The need to criminalize the violation and circumvention of sanctions in Ukraine is a long-standing issue. At the same time, our foreign partners are already effectively prosecuting sanctions violators and those who facilitate sanctions evasion through criminal law. Moreover, the latest EU sanctions packages are aimed at closing loopholes that allow sanctions to be circumvented and increasing liability for such actions, as evidenced by the adoption of EU Directive 2024/1226 in April 2024. ‘On the definition of criminal offenses and penalties for breaches of Union restrictive measures.

That is why, when developing the Ukrainian model of criminalisation of sanctions violations, the Working Group consisting of the NGO ‘Institute of Legislative Ideas’, the Ministry of Justice of Ukraine, the Office of the President of Ukraine, the SSU, the PGO, the Ministry of Internal Affairs, the Ministry of Economy, the NACP, the NBU, the NSSMC was guided by the best international practices and EU approaches, which Ukraine, due to its European integration processes, should implement in its legislation.

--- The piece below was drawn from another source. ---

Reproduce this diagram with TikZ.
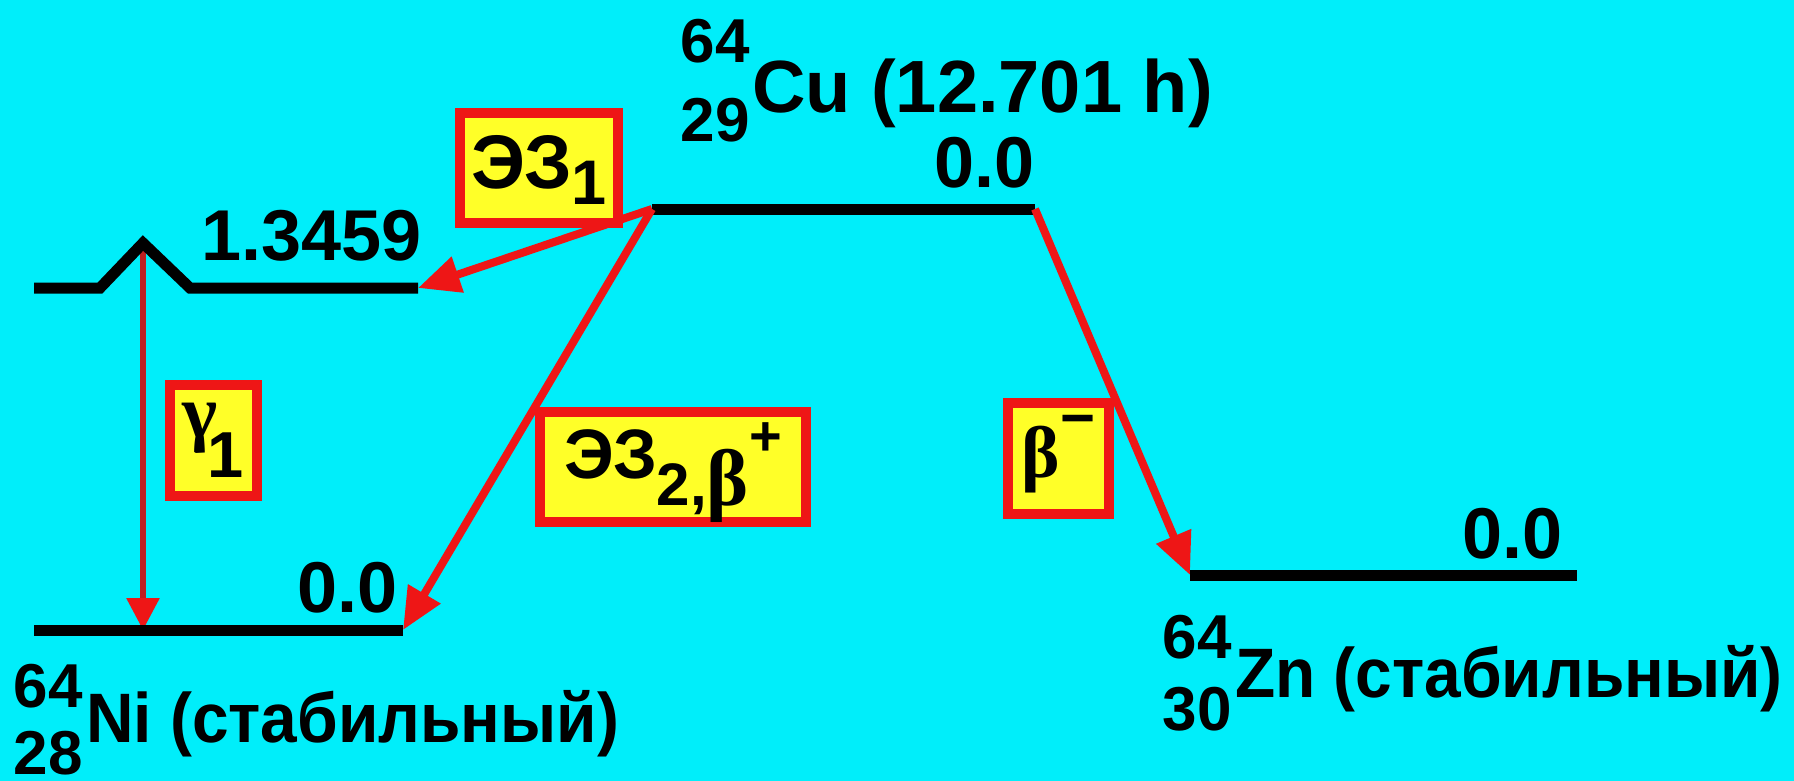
\documentclass[tikz,border=0pt]{standalone}
\usepackage{fontspec}
\usepackage{graphicx}
\setmainfont{Liberation Sans}
\newfontfamily\grk{Liberation Serif}
\usetikzlibrary{arrows.meta}
\definecolor{bg}{RGB}{0,238,250}
\definecolor{rd}{RGB}{238,22,22}
\definecolor{yl}{RGB}{255,255,40}
\definecolor{gred}{RGB}{190,32,32}
\newcommand{\fs}[1]{\fontsize{#1}{#1}\selectfont}
\begin{document}
\begin{tikzpicture}[x=1pt,y=-1pt,
  lvl/.style={line width=11pt},
  decay/.style={draw=rd, line width=8pt, -{Triangle[length=42pt,width=36pt]}},
  gam/.style={draw=gred, line width=6pt, -{Triangle[length=32pt,width=32pt,color=rd]}},
  lbox/.style={draw=rd, fill=yl, line width=10pt, inner sep=0pt, font=\bfseries},
  lbl/.style={font=\fs{72}\bfseries, inner sep=0pt},
  nuc/.style={font=\fs{70}\bfseries, inner sep=0pt},
  idx/.style={font=\fs{62}\bfseries, inner sep=0pt, text depth=0pt}]
\fill[bg] (0,0) rectangle (1794,781);
\useasboundingbox (0,0) rectangle (1794,781);
% level coordinates
\coordinate (exA) at (34,288);
\coordinate (exB) at (100,288);
\coordinate (peak) at (143,243);
\coordinate (exC) at (190,288);
\coordinate (exD) at (418,288);
\coordinate (niA) at (34,630);
\coordinate (niB) at (403,630);
\coordinate (niG) at (143,630);
\coordinate (cuA) at (652,209);
\coordinate (cuB) at (1035,209);
\coordinate (znA) at (1190,575);
\coordinate (znB) at (1577,575);
% gamma transition
\draw[gam] (peak) -- (niG);
% levels
\draw[lvl] (exA) -- (exB) -- (peak) -- (exC) -- (exD);
\draw[lvl] (niA) -- (niB);
\draw[lvl] (cuA) -- (cuB);
\draw[lvl] (znA) -- (znB);
% decays
\draw[decay] (cuA) -- (exD);
\draw[decay] (cuA) -- (niB);
\draw[decay] (cuB) -- (znA);
% level energies
\node[lbl, anchor=base east] (exE) at (422,260) {1.3459};
\node[lbl, anchor=base east] (cuE) at (1035,187) {0.0};
\node[lbl, anchor=base east] (niE) at (398,612) {0.0};
\node[lbl, anchor=base east] (znE) at (1563,558) {0.0};
% nuclide labels
\node[lbl, font=\fs{74}\bfseries, anchor=base west] (cuN) at (752,113) {Cu (12.701 h)};
\node[idx, anchor=base east] (cuM) at (750,63) {64};
\node[idx, anchor=base east] (cuZ) at (750,142) {29};
\node[nuc, anchor=base west] (niN) at (86,742) {\scalebox{0.94}[1]{Ni (стабильный)}};
\node[idx, anchor=base east] (niM) at (83,707) {64};
\node[idx, anchor=base east] (niZ) at (83,774) {28};
\node[nuc, anchor=base west] (znN) at (1235,697) {\scalebox{0.94}[1]{Zn (стабильный)}};
\node[idx, anchor=base east] (znM) at (1232,658) {64};
\node[idx, anchor=base east] (znZ) at (1232,730) {30};
% transition labels
\node[lbox, minimum width=158pt, minimum height=110pt, text height=40pt, text depth=0pt] (ec1) at (539,168)
  {\fs{76}ЭЗ\raisebox{-17pt}{\fs{63}1}};
\node[lbox, minimum width=87pt, minimum height=111pt, text height=0pt, text depth=7pt] (g1) at (213.5,440.5)
  {{\grk\fs{75}γ}\kern-10pt\raisebox{-40pt}{\fs{65}1}};
\node[lbox, minimum width=266pt, minimum height=110pt, text height=22pt, text depth=0pt] (ec2) at (673,467)
  {\fs{70}ЭЗ\raisebox{-27pt}{\fs{60}2,{\grk\fs{80}β}}\raisebox{23pt}{\fs{56}+}};
\node[lbox, minimum width=101pt, minimum height=111pt, text height=37pt, text depth=0pt] (bm) at (1058.5,458.5)
  {{\grk\fs{73}β}\raisebox{39pt}{\fs{60}−}};
\end{tikzpicture}
\end{document}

This document demonstrates the Working Group's comprehensive approach to criminalizing sanctions violations and strengthening Ukraine's sanctions policy in this area, as well as the relevant international experience taken into account by the law's drafters.

Chapter ІІ

Amendments to the Law of Ukraine ‘On Sanctions’ to introduce a licensing mechanism (issuance of permits for acts prohibited by sanctions)

The introduction of liability for violation of sanctions without providing an opportunity in an emergency or other justified cases to commit acts prohibited by these sanctions may violate the Constitution of Ukraine (Constitution) and human rights guaranteed by it and international treaties of Ukraine, which may give rise to appeals to international institutions (ECHR), carries significant reputational risks and contradicts the sanctions legislation of the EU and partner countries.

The mechanism of issuing licenses (permits) for actions prohibited by sanctions has already been tested in Ukraine's partner countries (EU, USA, UK, Canada, Switzerland, Norway, Japan, etc.). It prevents human rights violations, allows for humanitarian purposes, and generally makes sanctions policy flexible to various challenges (a well-known case in Estonia is when a license allowed Estonia to get rid of highly hazardous agrochemicals owned by a Russian oligarch without lifting sanctions). The partner countries issue both general and individual licenses at the request of both the sanctioned person and any third party or organization).

It is proposed to introduce this mechanism in Ukraine in stages, when a license (permit) can be obtained in exceptional cases, only about a personal sanction and only at the request of the sanctioned person or his/her representative. The Law proposes to define the general legal framework and to regulate all the details of the process at the subordinate level.

Сhapter III

Amendments to the Law of Ukraine ‘On Sanctions’ to introduce a mechanism for submitting information (declaration) on the assets of sanctioned persons

The introduction of a mechanism for declaring blocked assets and disclosing ownership structure is an effective tool to counter sanctions violations and monitor compliance with sanctions restrictions.

This tool is used by partner countries as an effective way to control and prevent sanctions violations. In most countries, the obligation to declare is imposed on sanctioned persons and any other persons or organizations that control or have knowledge of the sanctioned assets.

It is proposed to introduce this mechanism in Ukraine in stages. Only persons subject to the blocking sanction and legal entities with a sanctioned CBO in their ownership structure will be required to file declarations. All details will be regulated at the bylaw level.